After trying to buy TikTok, adtech giant AppLovin launches its own social media challenger

AppLovin quitely released a new social app called Gist to attract creators. It looks eerily like TikTok's Lemon8 app.

  • Adtech company AppLovin is making a big swing into social media with its own app.
  • After losing a bid to buy TikTok, the company quietly launched a new app called Gist.
  • Gist describes itself as a "handbook for the curious" and is quite similar to Lemon8 and RedNote.

AppLovin lost its bid to buy TikTok, and now it is taking its social media aspirations into its own hands.

The adtech firm quietly released a new app this month called Gist that feels a bit like a hybrid of TikTok, its sister app Lemon8, and the Chinese app RedNote. Gist's feed, which requires a referral code to access, features photo carousels, videos, and mini-games.

"Welcome to Gist," the app tells users upon joining, describing itself as a "handbook for the curious, the grounded, and the real."

Users can select content categories they're interested in, such as travel, relationships, or career advice. There are travel recommendations in the form of photo carousels, before-and-after weight-loss journeys, AI-generated videos of otters, and even a Flappy Bird rip-off.

Gist, Lemon8, and RedNote side by side

Gist looks very similar to other apps like Lemon8 and RedNote.

With no formal announcement of the new app yet, Gist's quiet launch is a strategic way for the platform to build a user base and stockpile content before going to the masses. There are already dozens of accounts on the app, including lifestyle content creators who get a special "founding creator" star next to their profiles.

AppLovin's core business is mobile-app advertising. It's going a bit left field by rolling out a creator platform. Giovanni Ge, the company's product and engineering chief, said in a February podcast that the goal was to bring exclusive, monetizable traffic to the company, noting that the path forward would not be easy. Bloomberg earlier reported on the plans.

AppLovin declined to comment.

Other tech companies without existing social businesses have similarly tested launching social feeds. OpenAI released its video app, Sora, last year, for example, but later pulled back to focus on revenue-generating businesses.

AppLovin's got a new app strategy

To fill Gist with fresh and relevant content, AppLovin is currently hiring a specialist focused on recruiting US creators and overseeing "operational workflows to ensure high-quality content production."

This isn't AppLovin's first venture into social. In April 2025, the company told President Donald Trump it wanted to "explore a purchase of TikTok in all markets outside of China." It ultimately lost out to a buyer consortium that included Oracle and investment firms MGX and Silver Lake.
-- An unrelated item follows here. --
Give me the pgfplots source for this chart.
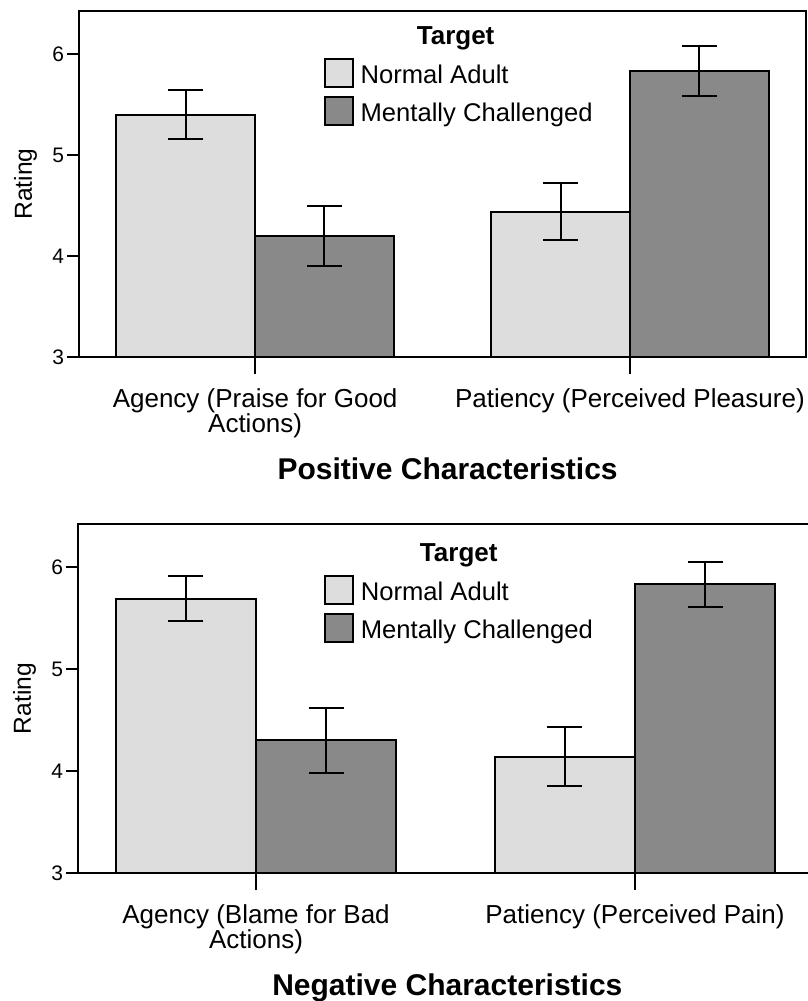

The company also invested in Flip, another TikTok competitor that went belly up at the end of last year.

NAPA, CALIFORNIA - DECEMBER 12: Adam Foroughi, AppLovin, attends The Grove by Village Global 2025 at Carneros Resort and Spa on December 12, 2025 in Napa, California. (Photo by Stefanie Keenan/Getty Images for for Village Global)

AppLovin's CEO, Adam Foroughi.

Last year, ahead of the eventual TikTok sale to the consortium, AppLovin CEO Adam Foroughi told Business Insider that his thesis for buying the company was that AppLovin's proven ad revenue machine could help boost what he saw as an undermonetized asset. Plus, AppLovin has expertise in both handling user data and controlling complex algorithms, which the company said would have helped it remove biases from TikTok's content recommendation system — one of the reasons TikTok's Chinese ownership was met with US government scrutiny.

The same thought process will likely be applied to Gist. The company may also hope this new app provides a boost to its e-commerce ads business, since popular social apps — like TikTok — tend to attract this cohort of marketers.

AppLovin originally grew by helping mostly gaming app developers make money through advertising and by helping them find new users by placing ads on other apps. In 2024, it began a push for e-commerce advertisers, a move that sent its stock soaring at the time as Wall Street saw the potential to unlock billions more in growth.

The company's market cap was over $163 billion as of Friday.

On a May earnings call, Foroughi said AppLovin's consumer vertical — non-gaming advertisers — was "growing even faster than gaming," with the segment's March revenue up 25% versus January.